§ Instruction
From the first line of the data down to and including the line with "from bokeh.core.properties import value", copy everything exactly, leaving out pictures.

§ Records to process
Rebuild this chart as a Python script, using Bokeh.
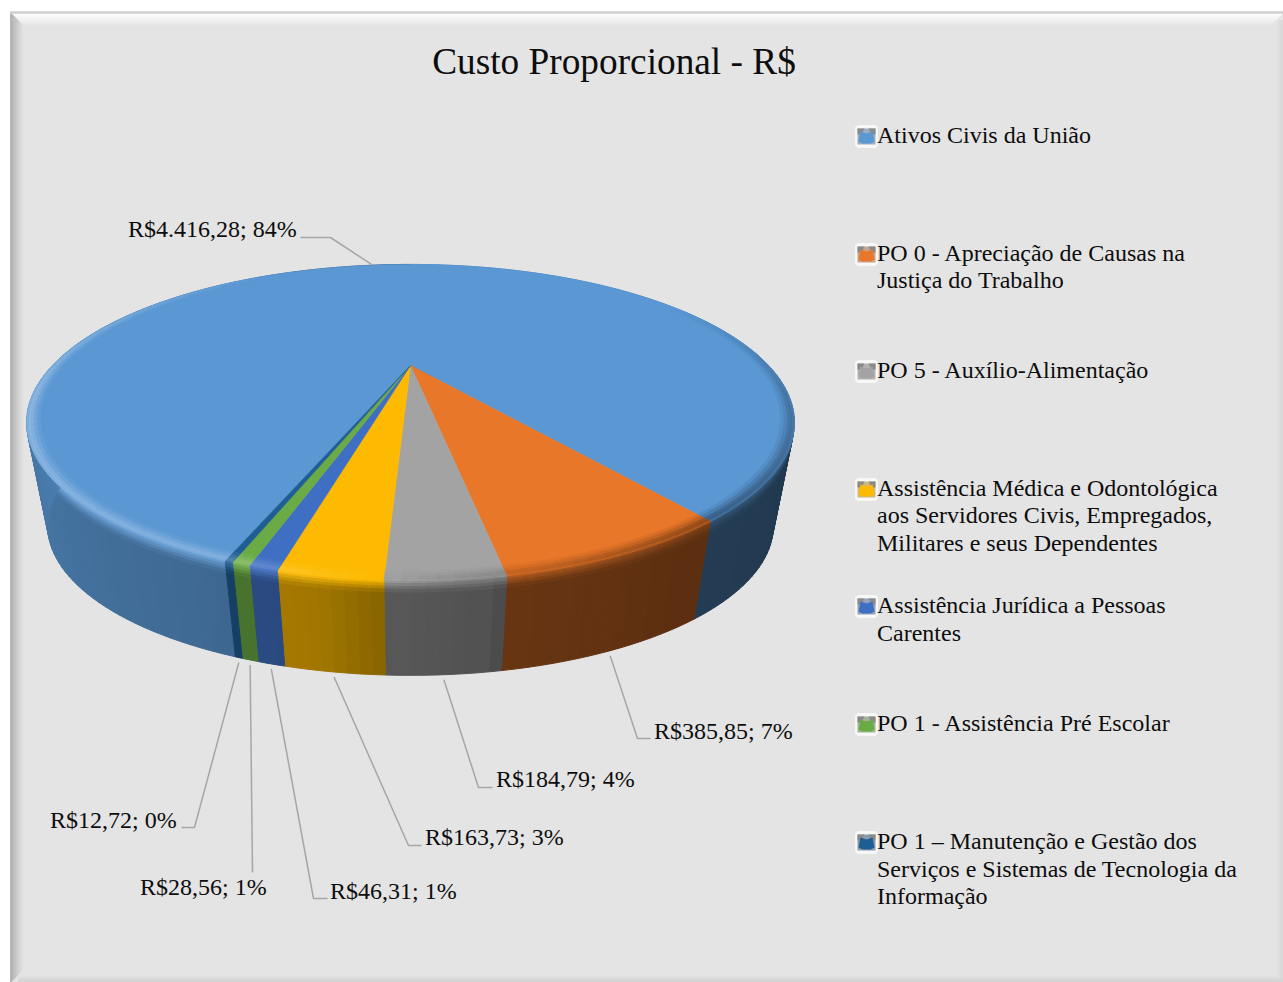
import math
from bokeh.plotting import figure
from bokeh.embed import file_html
from bokeh.resources import INLINE
from bokeh.core.properties import value

# ---- data ----
title_text = "Custo Proporcional - R$"
slice_values = [4416.28, 385.85, 184.79, 163.73, 46.31, 28.56, 12.72]
slice_labels = ["R$4.416,28; 84%", "R$385,85; 7%", "R$184,79; 4%", "R$163,73; 3%",
                "R$46,31; 1%", "R$28,56; 1%", "R$12,72; 0%"]
legend_lines = [
    ["Ativos Civis da União"],
    ["PO 0 - Apreciação de Causas na", "Justiça do Trabalho"],
    ["PO 5 - Auxílio-Alimentação"],
    ["Assistência Médica e Odontológica", "aos Servidores Civis, Empregados,", "Militares e seus Dependentes"],
    ["Assistência Jurídica a Pessoas", "Carentes"],
    ["PO 1 - Assistência Pré Escolar"],
    ["PO 1 – Manutenção e Gestão dos", "Serviços e Sistemas de Tecnologia da", "Informação"],
]

# ---- style / layout ----
slice_colors = ["#5a97d3", "#e97729", "#a3a3a3", "#fdba00", "#3f6fc3", "#6bab45", "#1f5e94"]
FONT = "Liberation Serif"
W, H = 1283, 982
BG = "#e4e4e4"
first_angle = 200.0
# projective view of the pie disc
CX, CY, R, K, A = 410.0, 365.0, 358.0, 0.361, -5.8
VX, VY, S = 410.0, 2300.0, 0.945
legend_y = [[134], [252, 279], [369], [487, 514, 542], [604, 632], [722], [840, 868, 895]]
legend_x = 876.5
label_pos = [(127.5, 228, 300, 237, 330, 237, "top"), (653.5, 730, 650, 738, 637, 738, "side"),
             (495.5, 778, 492, 787, 478, 787, "side"), (424.5, 836, 421, 845, 408, 845, "side"),
             (329.5, 890, 327, 898, 313, 898, "side"), (139.5, 886, 252, 872, 252, 872, "side"),
             (49.5, 819, 181, 827, 194, 827, "side")]


def hex2rgb(c):
    return tuple(int(c[i:i + 2], 16) for i in (1, 3, 5))


def rgb2hex(c):
    return "#%02x%02x%02x" % tuple(max(0, min(255, int(round(v)))) for v in c)


def mix(c, other, f):
    a, b = hex2rgb(c), hex2rgb(other)
    return rgb2hex([a[i] + (b[i] - a[i]) * f for i in range(3)])


def interp(t, table):
    t = t % 360
    for (a, va), (b, vb) in zip(table, table[1:]):
        if a <= t <= b:
            return va + (vb - va) * (t - a) / (b - a)
    return table[-1][1]


def top(t, r=1.0):
    u, v = r * math.sin(math.radians(t)), r * math.cos(math.radians(t))
    d = 1 + K * v
    return CX + R * u / d, (A * v + CY) / d


def drop(p, f=1.0):
    s = 1 - (1 - S) * f
    return VX + (p[0] - VX) * s, VY + (p[1] - VY) * s


side_table = [(0, .40), (90, .36), (150, .40), (170, .45), (172, .50), (183, .54), (190, .64), (205, .70), (270, .84), (300, .84), (360, .60)]
rim_table = [(0, 0), (60, 0), (100, -.22), (145, -.38), (175, -.12), (200, .24), (260, .30), (300, .14), (335, 0), (360, 0)]
rim_profile = [(.968, .976, .2), (.976, .984, .5), (.984, .99, .85), (.99, .996, 1.0), (.996, 1.0, .85)]

total = sum(slice_values)
bounds = [first_angle]
for v in slice_values:
    bounds.append(bounds[-1] + v / total * 360)

p = figure(width=W, height=H, x_range=(0, W), y_range=(H, 0),
           output_backend="svg", toolbar_location=None, min_border=0,
           x_axis_type=None, y_axis_type=None, background_fill_color="white", border_fill_color="white")
p.grid.visible = False
p.outline_line_color = None

# ---- panel with bevelled frame ----
L, T, RT, B = 10, 12, 1283, 982
bx, by, bc = [], [], []
bx.append([L, RT, RT, L]); by.append([T, T, B, B]); bc.append(BG)
steps = 14
for i in range(steps):
    d0, d1 = i, i + 1
    f = i / (steps - 1)
    # top
    bx.append([L + d0, RT - d0, RT - d1, L + d1]); by.append([T + d0, T + d0, T + d1, T + d1]); bc.append(mix("#ffffff", BG, f ** 1.3))
    # left
    bx.append([L + d0, L + d1, L + d1, L + d0]); by.append([T + d0, T + d1, B - d1, B - d0]); bc.append(mix("#a8a8a8", BG, f ** .8))
for i in range(8):
    f = i / 7
    bx.append([L + 8, RT - i, RT - i - 1, L + 8]); by.append([B - i, B - i, B - i - 1, B - i - 1]); bc.append(mix("#cfcfcf", BG, f))
    bx.append([RT - i, RT - i - 1, RT - i - 1, RT - i]); by.append([T + 8, T + 8, B - i - 1, B - i]); bc.append(mix("#d4d4d4", BG, f))
bx.append([L, RT, RT, L]); by.append([T - 1, T - 1, T + 1, T + 1]); bc.append("#cfcfcf")
p.patches(bx, by, fill_color=bc, line_color=bc, line_width=.5)

# ---- side wall ----
xs, ys, cs = [], [], []
STEP = 1.5
rows = [(0, .03), (.03, .06), (.06, .09), (.09, .13), (.13, 1.0)]
for i, col in enumerate(slice_colors):
    n = max(1, int(math.ceil((bounds[i + 1] - bounds[i]) / STEP)))
    for j in range(n):
        t0 = bounds[i] + (bounds[i + 1] - bounds[i]) * j / n
        t1 = bounds[i] + (bounds[i + 1] - bounds[i]) * (j + 1) / n
        tm = (t0 + t1) / 2
        base = mix(col, "#000000", 1 - interp(tm, side_table))
        rb = interp(tm, rim_table)
        fade = max(0.0, min(1.0, (285 - tm % 360) / 45)) if 200 < tm % 360 < 360 else 1.0
        edge = mix(col, "#ffffff" if rb > 0 else "#000000", max(0, rb) * .5 + max(0, -rb) * 1.2)
        edge = mix(base, edge, fade)
        a, b = top(t0), top(t1)
        for k, (f0, f1) in enumerate(rows):
            xs.append([drop(a, f0)[0], drop(b, f0)[0], drop(b, f1)[0], drop(a, f1)[0]])
            ys.append([drop(a, f0)[1], drop(b, f0)[1], drop(b, f1)[1], drop(a, f1)[1]])
            mf = min(1.0, (k + .5) / (len(rows) - 1))
            cs.append(mix(edge, base, mf))
p.patches(xs, ys, fill_color=cs, line_color=cs, line_width=1)

# ---- top face ----
xs, ys = [], []
for i in range(len(slice_values)):
    n = max(2, int((bounds[i + 1] - bounds[i]) / 1.0) + 1)
    pts = [top(bounds[i] + (bounds[i + 1] - bounds[i]) * j / n) for j in range(n + 1)]
    xs.append([CX] + [q[0] for q in pts])
    ys.append([CY] + [q[1] for q in pts])
p.patches(xs, ys, fill_color=slice_colors, line_color=slice_colors, line_width=.6)

# ---- rim bevel ----
xs, ys, cs = [], [], []
for i, col in enumerate(slice_colors):
    n = max(1, int(math.ceil((bounds[i + 1] - bounds[i]) / 2.0)))
    for j in range(n):
        t0 = bounds[i] + (bounds[i + 1] - bounds[i]) * j / n
        t1 = bounds[i] + (bounds[i + 1] - bounds[i]) * (j + 1) / n
        rb = interp((t0 + t1) / 2, rim_table)
        if abs(rb) < .005:
            continue
        for r0, r1, w in rim_profile:
            q = [top(t0, r0), top(t1, r0), top(t1, r1), top(t0, r1)]
            xs.append([a[0] for a in q]); ys.append([a[1] for a in q])
            cs.append(mix(col, "#ffffff" if rb > 0 else "#000000", abs(rb) * w))
p.patches(xs, ys, fill_color=cs, line_color=cs, line_width=.3)

# ---- leader lines & labels ----
for i, lab in enumerate(slice_labels):
    lx, ly, ex, ey, kx, ky, kind = label_pos[i]
    tm = (bounds[i] + bounds[i + 1]) / 2
    a = top(tm)
    if kind == "side":
        a = drop(a)
        a = (a[0], a[1] + 5)
    p.line([ex, kx, a[0]], [ey, ky, a[1]], line_color="#a6a6a6", line_width=1.5)
    p.text([lx], [ly], text=[lab], text_font=value(FONT), text_font_size="24px",
           text_color="#0d0d0d", text_baseline="middle", text_align="left")

# ---- title ----
p.text([613.5], [61], text=[title_text], text_font=value(FONT), text_font_size="37.3px",
       text_color="#0d0d0d", text_baseline="middle", text_align="center")

# ---- legend ----
for col, lines, yy in zip(slice_colors, legend_lines, legend_y):
    y0 = yy[0] + 2
    x0, x1, y_0, y_1 = 855, 877, y0 - 11, y0 + 11
    c = 2
    p.patches([[x0 + c, x1 - c, x1, x1, x1 - c, x0 + c, x0, x0]],
              [[y_0, y_0, y_0 + c, y_1 - c, y_1, y_1, y_1 - c, y_0 + c]],
              fill_color="#f8f8f8", line_color="#ffffff", line_width=.5)
    p.patches([[x0 + 2, x1 - 2, x1 - 2, x0 + 2]], [[y_0 + 3, y_0 + 3, y_1 - 3, y_1 - 3]],
              fill_color=mix(col, "#b8b8b8", .7), line_color=None)
    # grey corner wedges and the coloured bow-tie in the middle of the key
    p.patches([[x0 + 2, x0 + 9, x0 + 6, x0 + 2], [x1 - 2, x1 - 9, x1 - 6, x1 - 2]],
              [[y_0 + 3, y_0 + 3, y_0 + 9, y_0 + 9], [y_0 + 3, y_0 + 3, y_0 + 9, y_0 + 9]],
              fill_color="#8a8a8a", line_color=None)
    p.patches([[x0 + 5, x0 + 11, x1 - 5, x1 - 3, x1 - 7, x0 + 7, x0 + 3]],
              [[y_0 + 6, y_0 + 8, y_0 + 6, y_1 - 6, y_1 - 4, y_1 - 4, y_1 - 6]],
              fill_color=col, line_color=None)
    for t, y in zip(lines, yy):
        p.text([legend_x], [y], text=[t], text_font=value(FONT), text_font_size="24px",
               text_color="#0d0d0d", text_baseline="middle", text_align="left")

open("out.html", "w").write(file_html(p, INLINE))
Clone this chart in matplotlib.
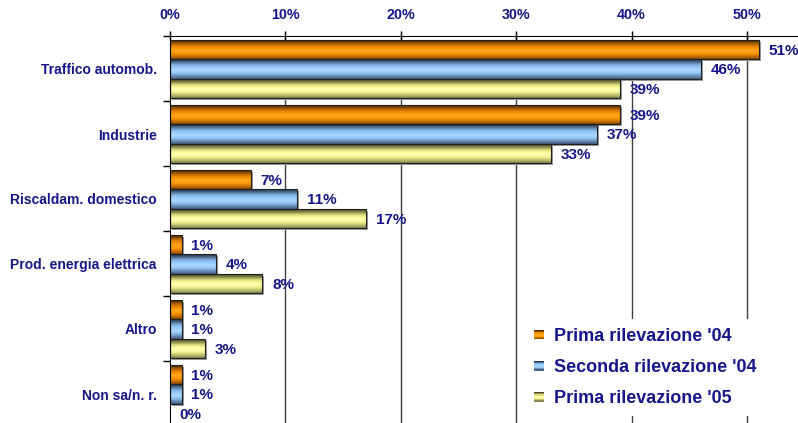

§ Solution to this exercise
Rebuild this chart as a Python script, using Bokeh.
import math
from bokeh.plotting import figure
from bokeh.embed import file_html
from bokeh.resources import INLINE
from bokeh.core.properties import value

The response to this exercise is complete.